見本で頂いた如意輪観音の画像には、観音様が左手に蓮の花を持ってらっしゃるのを思い出しました。ちょうど膝の上に置いた左手につぼみの蓮の花を持たせたいなぁ。見よう見まねで自分なりに蓮の花を作ってみることにしました。
 
私が作った蓮の蕾を見て先生が「蓮の花はそうじゃないわ。蓮の花ってこうなっているのよ」とスケッチして見せてくれました。それを見て「ほんとうだ!蓮の花だ」と思いました。先生の絵を参考にしながら、何度も作り直し、ようやく納得の蕾ができ、先生に確認を取ると「いいですね」とOKをいただき、ホッ。
 
蓮の花を作る時は、ちゃんと蓮の花に見えるつぼみを作らないといけないんだな、と当たり前のことなのですが、改めて思わされました。

蓮の花を持たせた

如意輪観音

できあがった蓮の花を観音様のどの位置に置くか、ということもバランスを考える上でととても大切、と先生がいっしょに位置を考えてくださいました。
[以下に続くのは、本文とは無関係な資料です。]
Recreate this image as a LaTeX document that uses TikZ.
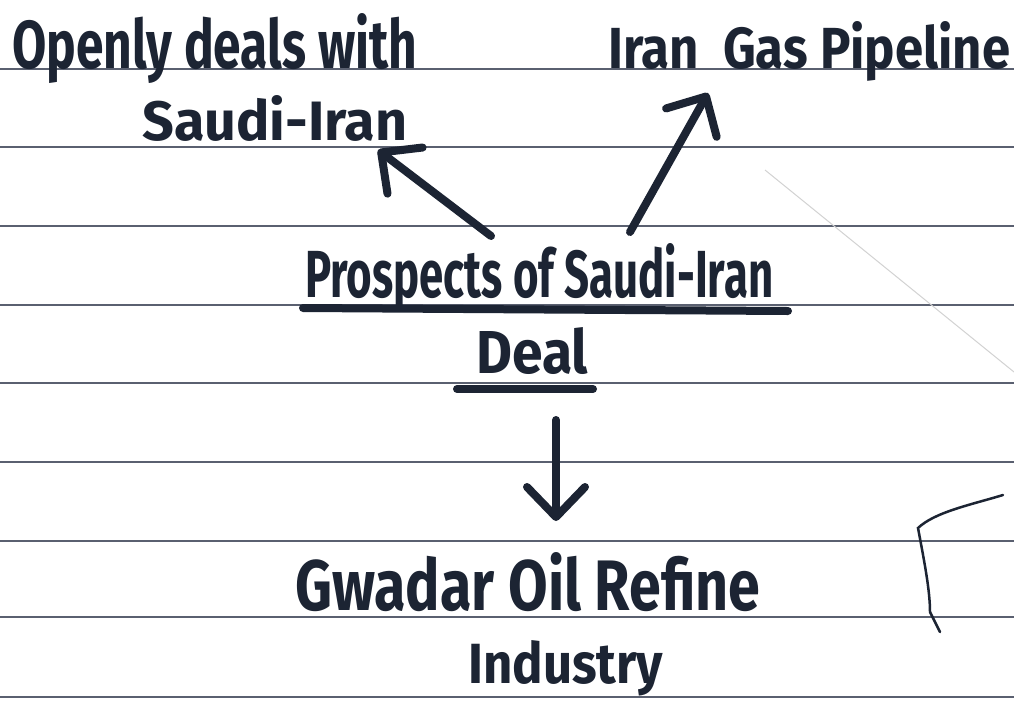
\documentclass[tikz,border=0pt]{standalone}
\usepackage{fontspec}
\setmainfont{Fira Sans}
\usetikzlibrary{arrows.meta}
\definecolor{ink}{HTML}{1C2433}
\definecolor{rulecol}{HTML}{5A6070}
\newcommand{\hwtext}[3]{\resizebox{#1pt}{#2pt}{\bfseries #3}}
\begin{document}
\begin{tikzpicture}[x=1pt,y=-1pt,
  ruling/.style={draw=rulecol, line width=1.6pt},
  hw/.style={inner sep=0pt, text=ink, anchor=base west},
  pen/.style={draw=ink, line width=8pt, line cap=round},
  penarrow/.style={pen, -{Straight Barb[length=30pt,width=58pt,line cap=round,line join=round]}}]
\fill[white] (0,0) rectangle (1014,713);
\path[use as bounding box] (0,0) rectangle (1014,713);
% ruled paper
\foreach \yy in {69,147,226,305,383,462,541,617,697}
  \draw[ruling] (0,\yy) -- (1014,\yy);
\draw[gray!35, line width=1pt] (765,170) -- (1014,372);
% texts
\node[hw] (t1) at (12,68) {\hwtext{405}{55}{Openly deals with}};
\node[hw] (t2) at (142,140) {\hwtext{265}{45}{Saudi-Iran}};
\node[hw] (t3) at (608,68) {\hwtext{402}{47}{Iran\ \ Gas Pipeline}};
\node[hw] (t4) at (305,297) {\hwtext{468}{54}{Prospects of Saudi-Iran}};
\node[hw] (t5) at (476,373) {\hwtext{112}{46}{Deal}};
\node[hw] (t6) at (295,610) {\hwtext{465}{58}{Gwadar Oil Refine}};
\node[hw] (t7) at (468,683) {\hwtext{195}{43}{Industry}};
% underlines
\draw[pen] (303,308) -- (788,311);
\draw[pen] (457,389) -- (593,389);
% arrow ends
\coordinate (a1s) at (491,236);
\coordinate (a1e) at (378,150);
\coordinate (a2s) at (630,232);
\coordinate (a2e) at (708,93);
\coordinate (a3s) at (556,420);
\coordinate (a3e) at (556,521);
\draw[penarrow] (a1s) -- (a1e);
\draw[penarrow] (a2s) -- (a2e);
\draw[penarrow] (a3s) -- (a3e);
% stray pen mark
\draw[ink, line width=2.5pt, line cap=round] (1003,495) .. controls (970,505) and (935,512) .. (918,528) .. controls (924,560) and (930,590) .. (930,612) -- (940,632);
\end{tikzpicture}
\end{document}
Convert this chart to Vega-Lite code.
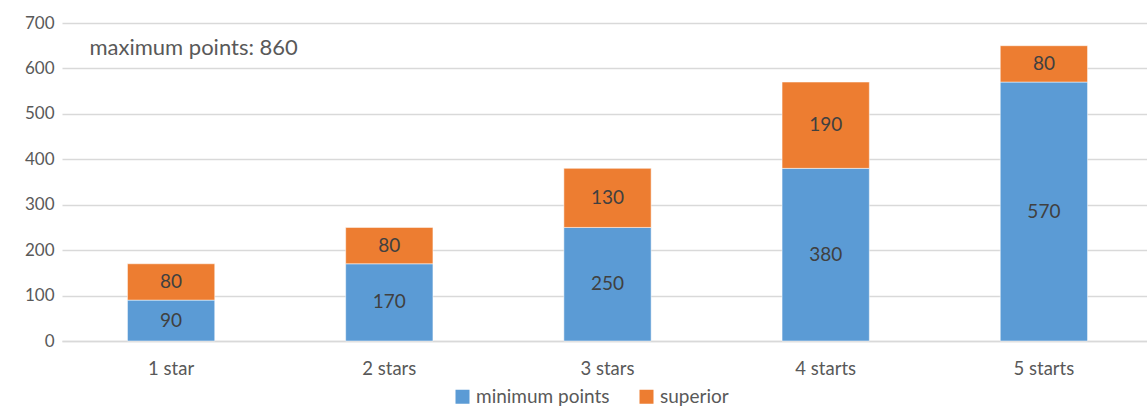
{
  "$schema": "https://vega.github.io/schema/vega-lite/v6.json",
  "width": 1091,
  "height": 318,
  "autosize": "none",
  "padding": {"left": 62, "top": 23, "right": 0, "bottom": 67},
  "background": "white",
  "config": {
    "view": {"stroke": null},
    "font": "Lato"
  },
  "data": {
    "values": [
      {"cat": "1 star", "series": "minimum points", "value": 90},
      {"cat": "1 star", "series": "superior", "value": 80},
      {"cat": "2 stars", "series": "minimum points", "value": 170},
      {"cat": "2 stars", "series": "superior", "value": 80},
      {"cat": "3 stars", "series": "minimum points", "value": 250},
      {"cat": "3 stars", "series": "superior", "value": 130},
      {"cat": "4 starts", "series": "minimum points", "value": 380},
      {"cat": "4 starts", "series": "superior", "value": 190},
      {"cat": "5 starts", "series": "minimum points", "value": 570},
      {"cat": "5 starts", "series": "superior", "value": 80}
    ]
  },
  "encoding": {
    "x": {
      "field": "cat",
      "type": "nominal",
      "sort": null,
      "scale": {"paddingInner": 0.6, "paddingOuter": 0.3},
      "axis": {
        "title": null,
        "labelAngle": 0,
        "labelFont": "Lato",
        "labelFontSize": 18.5,
        "labelColor": "#595959",
        "labelPadding": 18,
        "ticks": false,
        "domainColor": "#D9D9D9",
        "domainWidth": 1.5
      }
    }
  },
  "layer": [
    {
      "mark": {"type": "bar", "stroke": "white", "strokeWidth": 0.5},
      "encoding": {
        "y": {
          "field": "value",
          "type": "quantitative",
          "stack": "zero",
          "scale": {"domain": [0, 700], "nice": false},
          "axis": {
            "title": null,
            "values": [0, 100, 200, 300, 400, 500, 600, 700],
            "labelFont": "Lato",
            "labelFontSize": 17,
            "labelColor": "#595959",
            "labelPadding": 8,
            "ticks": false,
            "domain": false,
            "gridColor": "#D9D9D9",
            "gridWidth": 1.5
          }
        },
        "order": {"field": "series", "sort": "ascending"},
        "color": {
          "field": "series",
          "type": "nominal",
          "scale": {"domain": ["minimum points", "superior"], "range": ["#5B9BD5", "#ED7D31"]},
          "legend": {
            "title": null,
            "orient": "none",
            "direction": "horizontal",
            "legendX": 391,
            "legendY": 364,
            "symbolType": "square",
            "symbolSize": 196,
            "symbolStrokeWidth": 0,
            "labelFont": "Lato",
            "labelFontSize": 19,
            "labelColor": "#595959",
            "columnPadding": 27,
            "labelOffset": 4
          }
        }
      }
    },
    {
      "mark": {"type": "text", "fontSize": 19, "color": "#404040", "font": "Lato", "baseline": "middle"},
      "encoding": {
        "y": {"field": "value", "type": "quantitative", "stack": "zero", "bandPosition": 0.5},
        "order": {"field": "series", "sort": "ascending"},
        "detail": {"field": "series"},
        "text": {"field": "value", "type": "quantitative"}
      }
    },
    {
      "data": {"values": [{"label": "maximum points: 860"}]},
      "mark": {"type": "text", "fontSize": 22, "color": "#595959", "font": "Lato", "align": "left", "baseline": "middle", "dx": -38},
      "encoding": {
        "x": {"datum": "1 star", "bandPosition": 0},
        "y": {"datum": 645},
        "text": {"field": "label"}
      }
    }
  ]
}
肩の上の高い位置に置くことを決め、ドベを使って接着しました。さっきよりも花を持たせたこっちのほうがやっぱりステキ。

羽衣と左腕のバランスを直す

如意輪観音と蓮の花

肘をついた右手に対して、左手がひょろっと長くなっていたので、バランスを取るためにお直し。長さをカットして、肘の関節を作ります。続いてのお直しは羽衣のような肩からかけた布。肩の部分の布を少し細くして肌をもう少し出すようにしてみると、優しい雰囲気が出ると思います。左側だけ長くして、蓮を持った左手の上にかかるように垂らすことにしました。
 
午前中の作業はここで終了。

お昼は町中華のエビチャーハン

一区切りついたらちょうど12時。今日のお昼はご近所の中華屋さんのエビチャーハンです。大きなエビがゴロッと入っていてとても美味しかった。わかめスープがついてきました。もちろん完食。

髪の毛と髪飾り

お昼休憩が終わって午後の作業では、髪と髪飾りを作り装着します。本体の方は、もうだいぶ乾いてきて固くなりかけているので、作っている間、濡れタオルをかけておきます。完全に乾いてしまったものに水分が多いものを付けてしまうと、ひび割れの原因になるので気をつけなければなりません。
 
髪は頭の上で結んで、大きな石の装飾がある髪飾りをあしらえました。たっぷりのドベを頭と髪の毛の内側にも塗って接着しました。坊主の観音様も好きだったけど、髪が付くとまた雰囲気が増しました。これで本体部分はほぼ完成です。あとは台座に接着するだけ。

光背に入れた梵字

接着する前にもう一仕事ありました。これ(観音像)をお渡しする人から「できれば如意輪観音を表わす「キリーク」という梵字(ぼんじ)を光背に入れてもらえませんか」とお願いされていたのです。
 
はじめは彫って梵字を入れようと考えていたのだけれど、紐状の粘土を盛ってみたらどうかしら、と思い浮かび、その方法で梵字を入れました。細い粘土は乾燥に弱くプツプツとちぎれてしまって、思った以上に苦労しましたがなんとか完成。梵字が入るとまた石仏感が増します。

如意輪観音 完成

観音像の着物のヒダなど、空気が入っていそうな箇所にキリで穴を開けました。焼いた時に爆発したりしないように空気が逃げる穴を作っておくのです。そして最後に、光背がついた台座に、如意輪観音を粘土でしっかりと接着。台座に座った如意輪観音像がとうとう完成しました。あとは素焼きと、釉薬を付け本焼きをしたらほんとうに完成となります。
 
乾燥させるので、机の上に置かせていただいている間に、ほかの生徒さんの目に触れる機会があり、「頑張ったね」「すごくいいお顔にできたね」と皆さんが褒めてくださいました。先生からいろいろな技を教えていただきながら楽しく作ることができ、思い切って挑戦してみてほんとうに良かったな、と思いました。